Degas’s ballet works, which the artist began creating in the 1860s and continued making until the years before his death, in 1917, were infused with a very modern sensibility. Instead of idealized vis -ions of delicate creatures pirouetting onstage, he offered images of young girls congregating, practicing, laboring, dancing, training, and hanging around studios and the backstage areas of the theater. Occasionally, portly men or dark figures appear, directing or otherwise coloring the proceedings. “People call me the painter of dancing girls,” Degas is said to have once told his Paris art dealer Ambroise Vollard, the Larry Gagosian of the day. “It has never occurred to them that my chief interest in dancers lies in rendering movement and painting pretty clothes.” It’s an unsentimental place, Degas’s ballet, and his representation of the dancers is far from sympathetic. But it’s a space where he discovered not only a freedom for himself as an artist but also a kind of beauty that existed behind all the beauty of the performance and in the struggle of his subjects to become something.

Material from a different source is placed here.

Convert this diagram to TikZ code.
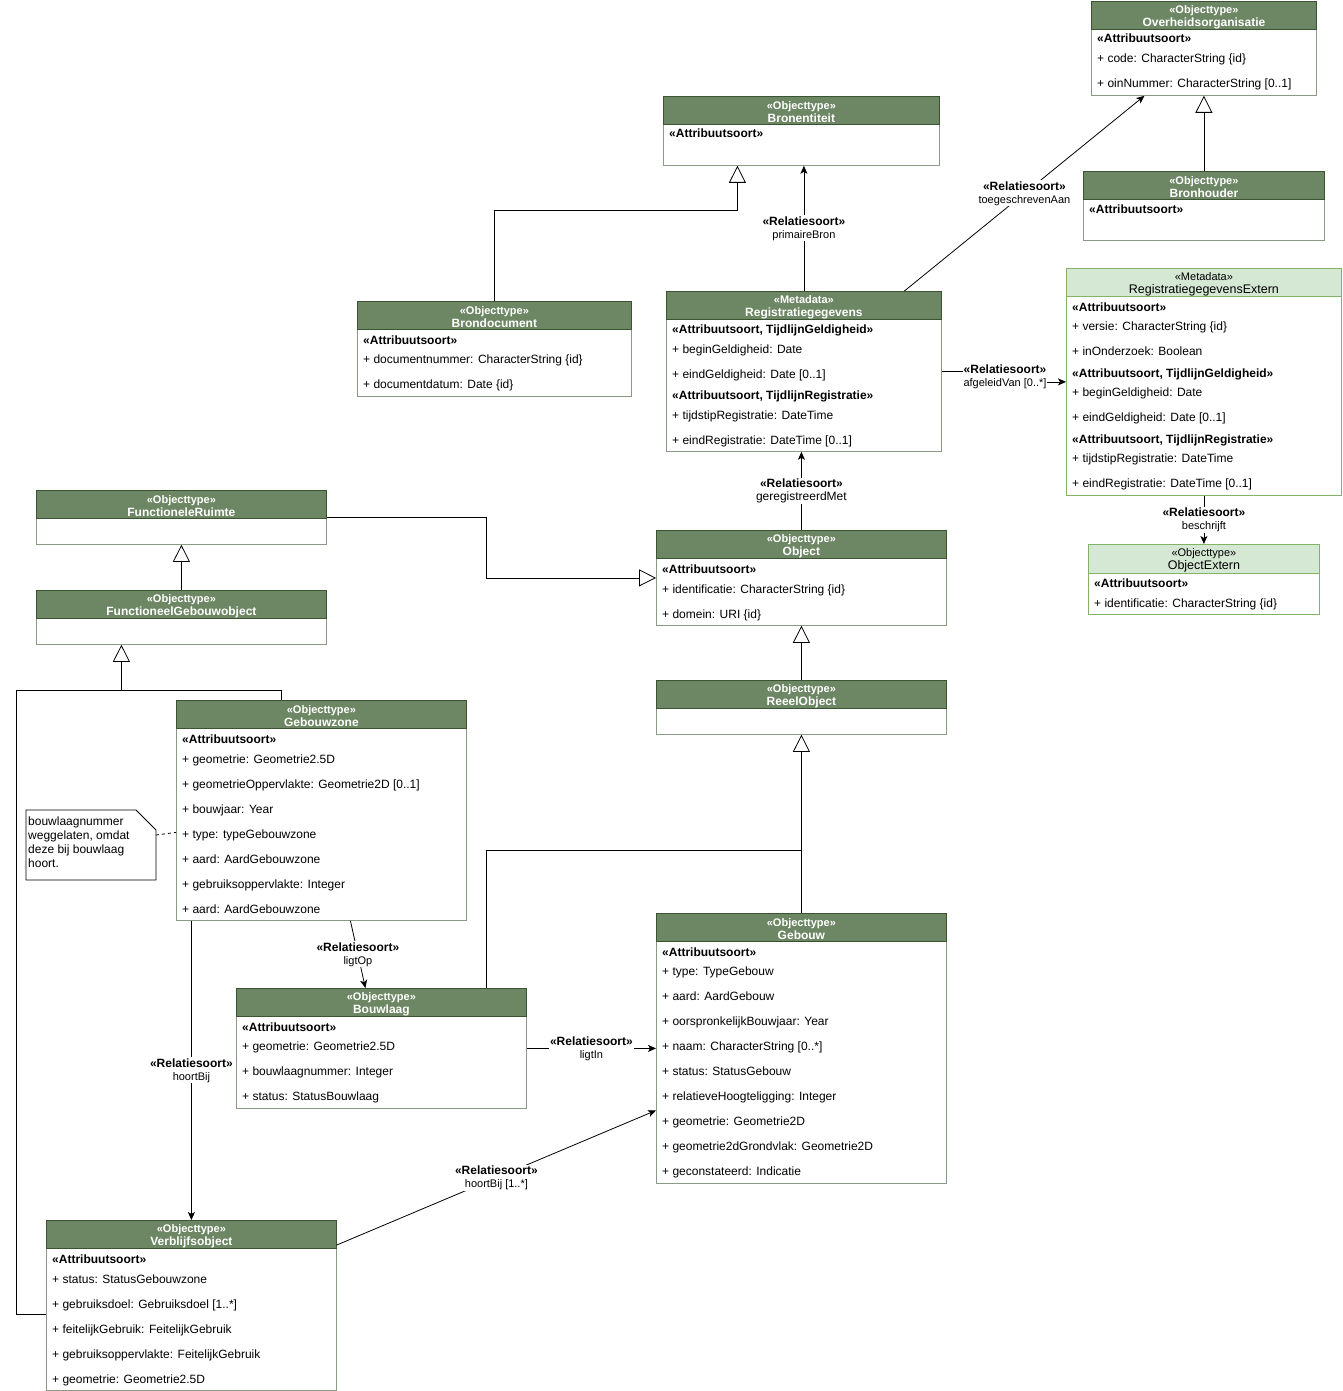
\documentclass[tikz,border=0pt]{standalone}
\usepackage{fontspec}
\setmainfont{Liberation Sans}
\usetikzlibrary{arrows.meta}
\definecolor{hdrfill}{HTML}{6D8764}
\definecolor{hdrline}{HTML}{3A5431}
\definecolor{boxline}{HTML}{8A9A85}
\definecolor{extfill}{HTML}{D5E8D4}
\definecolor{extline}{HTML}{82B366}
\newcommand{\umlhead}[2]{\rule{0pt}{11pt}«#1»\\{\fontsize{12}{13}\selectfont #2}}
\newcommand{\exthead}[2]{\rule{0pt}{11pt}«#1»\\{\fontsize{12.5}{13}\selectfont #2}}
\newcommand{\rellabel}[1]{\textbf{«Relatiesoort»}\\{\fontsize{11}{12}\selectfont #1}}
\begin{document}
\begin{tikzpicture}[x=1pt,y=-1pt,
  box/.style={draw=boxline,fill=white,line width=0.8pt,anchor=north west,inner sep=0pt},
  hdr/.style={draw=hdrline,fill=hdrfill,text=white,line width=0.8pt,anchor=north west,
              inner sep=0pt,minimum height=28pt,align=center,font=\bfseries\fontsize{11}{13}\selectfont},
  extbox/.style={box,draw=extline},
  exthdr/.style={hdr,draw=extline,fill=extfill,text=black,font=\fontsize{11}{13}\selectfont},
  stype/.style={anchor=base west,inner sep=0pt,yshift=-4pt,font=\bfseries\fontsize{12}{14}\selectfont},
  attr/.style={anchor=base west,inner sep=0pt,yshift=-4pt,font=\fontsize{12}{14}\selectfont},
  rel/.style={fill=white,align=center,inner sep=1pt,font=\fontsize{12}{13}\selectfont},
  conn/.style={draw=black,line width=0.8pt},
  gen/.style={conn,-{Triangle[open,length=17pt,width=17pt]}},
  assoc/.style={conn,-{Stealth[length=8pt,width=7pt,inset=2pt]}}]
\useasboundingbox (0,0) rectangle (1342,1391);

% Overheidsorganisatie
\node[box,minimum width=225,minimum height=94] (overheid) at (1091,1) {};
\node[hdr,minimum width=225] (overheid-h) at (overheid.north west) {\umlhead{Objecttype}{Overheidsorganisatie}};
\node[stype] (overheid-s) at (1097,39) {«Attribuutsoort»};
\foreach \t [count=\i from 0] in {{+ code: CharacterString \{id\}},{+ oinNummer: CharacterString [0..1]}}
  \node[attr] (overheid-\i) at (1097,{59+25*\i}) {\t};

% Bronhouder
\node[box,minimum width=241,minimum height=69] (bronhouder) at (1083,171) {};
\node[hdr,minimum width=241] (bronhouder-h) at (bronhouder.north west) {\umlhead{Objecttype}{Bronhouder}};
\node[stype] (bronhouder-s) at (1089,209) {«Attribuutsoort»};

% Bronentiteit
\node[box,minimum width=276,minimum height=69] (bronentiteit) at (663,96) {};
\node[hdr,minimum width=276] (bronentiteit-h) at (bronentiteit.north west) {\umlhead{Objecttype}{Bronentiteit}};
\node[stype] (bronentiteit-s) at (669,134) {«Attribuutsoort»};

% Registratiegegevens
\node[box,minimum width=275,minimum height=160] (registratie) at (666,291) {};
\node[hdr,minimum width=275] (registratie-h) at (registratie.north west) {\umlhead{Metadata}{Registratiegegevens}};
\node[stype] (registratie-s1) at (672,329) {«Attribuutsoort, TijdlijnGeldigheid»};
\node[attr] (registratie-1) at (672,349) {+ beginGeldigheid: Date};
\node[attr] (registratie-2) at (672,374) {+ eindGeldigheid: Date [0..1]};
\node[stype] (registratie-s2) at (672,395) {«Attribuutsoort, TijdlijnRegistratie»};
\node[attr] (registratie-3) at (672,415) {+ tijdstipRegistratie: DateTime};
\node[attr] (registratie-4) at (672,440) {+ eindRegistratie: DateTime [0..1]};

% Brondocument
\node[box,minimum width=274,minimum height=95] (brondocument) at (357,301) {};
\node[hdr,minimum width=274] (brondocument-h) at (brondocument.north west) {\umlhead{Objecttype}{Brondocument}};
\node[stype] (brondocument-s) at (363,340) {«Attribuutsoort»};
\foreach \t [count=\i from 0] in {{+ documentnummer: CharacterString \{id\}},{+ documentdatum: Date \{id\}}}
  \node[attr] (brondocument-\i) at (363,{359+25*\i}) {\t};

% RegistratiegegevensExtern
\node[extbox,minimum width=275,minimum height=227] (regextern) at (1066,268) {};
\node[exthdr,minimum width=275] (regextern-h) at (regextern.north west) {\exthead{Metadata}{RegistratiegegevensExtern}};
\node[stype] (regextern-s1) at (1072,307) {«Attribuutsoort»};
\node[attr] (regextern-1) at (1072,326) {+ versie: CharacterString \{id\}};
\node[attr] (regextern-2) at (1072,351) {+ inOnderzoek: Boolean};
\node[stype] (regextern-s2) at (1072,373) {«Attribuutsoort, TijdlijnGeldigheid»};
\node[attr] (regextern-3) at (1072,392) {+ beginGeldigheid: Date};
\node[attr] (regextern-4) at (1072,417) {+ eindGeldigheid: Date [0..1]};
\node[stype] (regextern-s3) at (1072,439) {«Attribuutsoort, TijdlijnRegistratie»};
\node[attr] (regextern-5) at (1072,458) {+ tijdstipRegistratie: DateTime};
\node[attr] (regextern-6) at (1072,483) {+ eindRegistratie: DateTime [0..1]};

% ObjectExtern
\node[extbox,minimum width=231,minimum height=70] (objextern) at (1088,544) {};
\node[exthdr,minimum width=231,minimum height=29] (objextern-h) at (objextern.north west) {\exthead{Objecttype}{ObjectExtern}};
\node[stype] (objextern-s) at (1094,583) {«Attribuutsoort»};
\node[attr] (objextern-1) at (1094,603) {+ identificatie: CharacterString \{id\}};

% FunctioneleRuimte en FunctioneelGebouwobject
\node[box,minimum width=290,minimum height=54] (functruimte) at (36,490) {};
\node[hdr,minimum width=290] (functruimte-h) at (functruimte.north west) {\umlhead{Objecttype}{FunctioneleRuimte}};
\node[box,minimum width=290,minimum height=54] (functgebouw) at (36,590) {};
\node[hdr,minimum width=290] (functgebouw-h) at (functgebouw.north west) {\umlhead{Objecttype}{FunctioneelGebouwobject}};

% Object en ReeelObject
\node[box,minimum width=290,minimum height=95] (object) at (656,530) {};
\node[hdr,minimum width=290] (object-h) at (object.north west) {\umlhead{Objecttype}{Object}};
\node[stype] (object-s) at (662,569) {«Attribuutsoort»};
\foreach \t [count=\i from 0] in {{+ identificatie: CharacterString \{id\}},{+ domein: URI \{id\}}}
  \node[attr] (object-\i) at (662,{589+25*\i}) {\t};
\node[box,minimum width=290,minimum height=54] (reeel) at (656,680) {};
\node[hdr,minimum width=290] (reeel-h) at (reeel.north west) {\umlhead{Objecttype}{ReeelObject}};

% Gebouwzone
\node[box,minimum width=290,minimum height=220] (gebouwzone) at (176,700) {};
\node[hdr,minimum width=290] (gebouwzone-h) at (gebouwzone.north west) {\umlhead{Objecttype}{Gebouwzone}};
\node[stype] (gebouwzone-s) at (182,739) {«Attribuutsoort»};
\foreach \t [count=\i from 0] in {{+ geometrie: Geometrie2.5D},{+ geometrieOppervlakte: Geometrie2D [0..1]},
    {+ bouwjaar: Year},{+ type: typeGebouwzone},{+ aard: AardGebouwzone},
    {+ gebruiksoppervlakte: Integer},{+ aard: AardGebouwzone}}
  \node[attr] (gebouwzone-\i) at (182,{759+25*\i}) {\t};

% notitie
\draw[conn,fill=white] (26,810) -- (136,810) -- (156,830) -- (156,880) -- (26,880) -- cycle;
\node[anchor=north west,inner sep=0pt,align=left,font=\fontsize{12}{14}\selectfont] (note) at (28,817)
  {bouwlaagnummer\\weggelaten, omdat\\deze bij bouwlaag\\hoort.};
\coordinate (note-e) at (156,835);

% Bouwlaag
\node[box,minimum width=290,minimum height=120] (bouwlaag) at (236,988) {};
\node[hdr,minimum width=290] (bouwlaag-h) at (bouwlaag.north west) {\umlhead{Objecttype}{Bouwlaag}};
\node[stype] (bouwlaag-s) at (242,1027) {«Attribuutsoort»};
\foreach \t [count=\i from 0] in {{+ geometrie: Geometrie2.5D},{+ bouwlaagnummer: Integer},{+ status: StatusBouwlaag}}
  \node[attr] (bouwlaag-\i) at (242,{1046+25*\i}) {\t};

% Gebouw
\node[box,minimum width=290,minimum height=270] (gebouw) at (656,913) {};
\node[hdr,minimum width=290] (gebouw-h) at (gebouw.north west) {\umlhead{Objecttype}{Gebouw}};
\node[stype] (gebouw-s) at (662,952) {«Attribuutsoort»};
\foreach \t [count=\i from 0] in {{+ type: TypeGebouw},{+ aard: AardGebouw},{+ oorspronkelijkBouwjaar: Year},
    {+ naam: CharacterString [0..*]},{+ status: StatusGebouw},{+ relatieveHoogteligging: Integer},
    {+ geometrie: Geometrie2D},{+ geometrie2dGrondvlak: Geometrie2D},{+ geconstateerd: Indicatie}}
  \node[attr] (gebouw-\i) at (662,{971+25*\i}) {\t};

% Verblijfsobject
\node[box,minimum width=290,minimum height=170] (verblijf) at (46,1220) {};
\node[hdr,minimum width=290] (verblijf-h) at (verblijf.north west) {\umlhead{Objecttype}{Verblijfsobject}};
\node[stype] (verblijf-s) at (52,1259) {«Attribuutsoort»};
\foreach \t [count=\i from 0] in {{+ status: StatusGebouwzone},{+ gebruiksdoel: Gebruiksdoel [1..*]},
    {+ feitelijkGebruik: FeitelijkGebruik},{+ gebruiksoppervlakte: FeitelijkGebruik},{+ geometrie: Geometrie2.5D}}
  \node[attr] (verblijf-\i) at (52,{1279+25*\i}) {\t};

% generalisaties
\draw[gen] (bronhouder.north) -- (bronhouder.north |- overheid.south);
\draw[gen] (brondocument.north) |- ([xshift=-64,yshift=-45]bronentiteit.south) -- ([xshift=-64]bronentiteit.south);
\draw[gen] (functgebouw.north) -- (functruimte.south);
\draw[gen] (functruimte.east) -- ++(160,0) |- (object.west);
\draw[gen] (reeel.north) -- (object.south);
\draw[gen] (gebouw.north) -- (reeel.south);
\draw[conn] ([xshift=105]bouwlaag.north) |- ([yshift=63]gebouw.north);
\draw[gen] ([xshift=-40]gebouwzone.north) -- ++(0,-10) -| ([xshift=-60]functgebouw.south);
\draw[conn] ([yshift=-9]verblijf.west) -- ++(-30,0) |- ([xshift=-60,yshift=-46]functgebouw.south);

% relaties
\draw[assoc] ([xshift=100.5]registratie.north) -- node[rel] (rel-toeg) {\rellabel{toegeschrevenAan}} ([xshift=-59.5]overheid.south);
\draw[assoc] (registratie.north) -- node[rel] (rel-prim) {\rellabel{primaireBron}} (registratie.north |- bronentiteit.south);
\draw[assoc] (registratie.east) -| ([xshift=-61,yshift=5]regextern.west) node[rel] (rel-afg) {\rellabel{afgeleidVan [0..*]}} |- (regextern.west);
\draw[assoc] (object.north) -- node[rel] (rel-reg) {\rellabel{\fontsize{12}{13}\selectfont geregistreerdMet}} (object.north |- registratie.south);
\draw[assoc] (regextern.south) -- node[rel] (rel-beschr) {\rellabel{beschrijft}} (objextern.north);
\draw[assoc] ([xshift=29]gebouwzone.south) -- node[rel] (rel-ligtop) {\rellabel{ligtOp}} ([xshift=-16]bouwlaag.north);
\draw[assoc] ([xshift=-130]gebouwzone.south) -- node[rel] (rel-hoort) {\rellabel{hoortBij}} (verblijf.north);
\draw[assoc] (bouwlaag.east) -- node[rel] (rel-ligtin) {\rellabel{ligtIn}} (gebouw.west);
\draw[assoc] ([yshift=-25]verblijf.north east) -- node[rel] (rel-hoortbij) {\rellabel{hoortBij [1..*]}} ([yshift=-62]gebouw.west);
\draw[conn,dash pattern=on 3pt off 3pt] (note-e) -- ([yshift=-22]gebouwzone.west);
\end{tikzpicture}
\end{document}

“Degas’s focus on dance is part of his engagement with depicting the subjects, spaces, rhythms, and sensations of modern life,” says Jodi Hauptman, senior curator in the department of drawings and prints at New York’s Museum of Modern Art, where an exhibition that explores Degas’s extensive work in monotype, “Edgar Degas: A Strange New Beauty,” opens this month. “His vision wanders and focuses, taking note of what usually is overlooked and homing in on what best reflects the conditions of his time.”

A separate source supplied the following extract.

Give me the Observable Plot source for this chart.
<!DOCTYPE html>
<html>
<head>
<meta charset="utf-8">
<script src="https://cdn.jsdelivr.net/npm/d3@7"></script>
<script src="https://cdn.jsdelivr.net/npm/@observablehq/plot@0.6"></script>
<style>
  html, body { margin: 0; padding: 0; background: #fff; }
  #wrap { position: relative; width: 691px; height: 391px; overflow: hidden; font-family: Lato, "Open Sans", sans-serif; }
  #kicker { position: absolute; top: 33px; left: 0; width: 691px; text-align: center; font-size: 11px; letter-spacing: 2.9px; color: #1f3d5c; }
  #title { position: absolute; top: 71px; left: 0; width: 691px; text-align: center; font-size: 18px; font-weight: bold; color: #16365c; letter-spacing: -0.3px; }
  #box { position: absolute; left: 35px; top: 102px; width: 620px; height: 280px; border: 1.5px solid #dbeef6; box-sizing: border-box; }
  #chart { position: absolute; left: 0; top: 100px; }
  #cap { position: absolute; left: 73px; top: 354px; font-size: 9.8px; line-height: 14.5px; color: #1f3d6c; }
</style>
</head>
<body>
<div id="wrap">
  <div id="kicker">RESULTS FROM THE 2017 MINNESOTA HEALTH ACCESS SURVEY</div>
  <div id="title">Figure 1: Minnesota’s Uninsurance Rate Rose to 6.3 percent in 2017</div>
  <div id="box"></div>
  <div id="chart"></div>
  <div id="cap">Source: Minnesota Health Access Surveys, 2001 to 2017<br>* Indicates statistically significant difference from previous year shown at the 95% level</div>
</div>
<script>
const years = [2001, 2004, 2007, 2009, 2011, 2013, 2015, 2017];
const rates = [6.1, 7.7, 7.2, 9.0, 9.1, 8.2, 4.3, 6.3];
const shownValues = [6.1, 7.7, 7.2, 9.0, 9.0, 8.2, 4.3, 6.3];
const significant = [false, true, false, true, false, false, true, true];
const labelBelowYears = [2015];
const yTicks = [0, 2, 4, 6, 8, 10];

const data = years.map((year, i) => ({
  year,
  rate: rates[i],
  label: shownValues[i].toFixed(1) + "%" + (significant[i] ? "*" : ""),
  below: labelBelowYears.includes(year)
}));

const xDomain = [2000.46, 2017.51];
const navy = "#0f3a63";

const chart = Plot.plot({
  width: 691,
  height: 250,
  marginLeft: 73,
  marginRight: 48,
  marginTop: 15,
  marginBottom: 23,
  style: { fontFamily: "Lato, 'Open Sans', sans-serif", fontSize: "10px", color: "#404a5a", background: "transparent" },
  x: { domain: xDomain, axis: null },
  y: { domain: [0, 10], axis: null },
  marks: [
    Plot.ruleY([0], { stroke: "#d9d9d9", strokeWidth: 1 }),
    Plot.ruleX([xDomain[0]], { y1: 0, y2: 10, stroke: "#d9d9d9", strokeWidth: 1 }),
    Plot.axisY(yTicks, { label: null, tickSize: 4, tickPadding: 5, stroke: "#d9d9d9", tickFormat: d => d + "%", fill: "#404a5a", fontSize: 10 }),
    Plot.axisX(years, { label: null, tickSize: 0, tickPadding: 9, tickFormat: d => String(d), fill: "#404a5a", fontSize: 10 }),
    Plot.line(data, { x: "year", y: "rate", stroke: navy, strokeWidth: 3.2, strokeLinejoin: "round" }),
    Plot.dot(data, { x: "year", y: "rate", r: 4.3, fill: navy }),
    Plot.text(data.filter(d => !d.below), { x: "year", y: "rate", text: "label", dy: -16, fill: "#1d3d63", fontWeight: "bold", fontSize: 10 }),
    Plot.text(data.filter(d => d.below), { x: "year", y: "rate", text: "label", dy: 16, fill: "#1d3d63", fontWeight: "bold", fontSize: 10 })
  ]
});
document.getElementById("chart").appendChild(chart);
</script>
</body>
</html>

In her own way, Copeland is now forcing people to look at ballet through a more contemporary lens. “I see a great affinity between Degas’s dancers and Misty,” says Thelma Golden, director and chief curator of the Studio Museum in Harlem. “She has knocked aside a long-standing music-box stereotype of the ballerina and replaced it with a thoroughly modern, multicultural image of presence and power,” Golden says. “Misty reminds us that even the greatest artists are humans living real lives.”
The first blush with ballet for Copeland was famously unromantic. Her mother, Sylvia DelaCerna, was a cheerleader for the Kansas City Chiefs, and her older sister had been a member of the drill team at their middle school in Hawthorne, near their home in San Pedro, California. So, at the age of 13, Copeland decided to try out for the drill squad herself, choreographing her own routine—to George Michael’s “I Want Your Sex.” “An odd choice of song,” she says. “I chose ‘I Want Your Sex’ not really knowing anything about what that meant. But that’s how my whole dance career took off.”
Copeland didn’t just make the team; she was named captain. Her drill coach, Elizabeth Cantine, had a background in classical dance and suggested that Copeland try taking a ballet class at the local Boys & Girls Club. “The class was given on a basketball court, and I was wearing my gym clothes and socks—pretty far from a Degas painting,” Copeland recalls. But she was hooked. Within three months, she was dancing en pointe. “Before dance came into my life, I don’t really remember having any major goals or dreams of wanting to be anything. In the environment I grew up in, we were constantly in survival mode,” Copeland says. “I went to school, and I was really just trying to fit in and not be seen. But ballet was this thing that just felt so innate in me, like I was meant to be doing this.”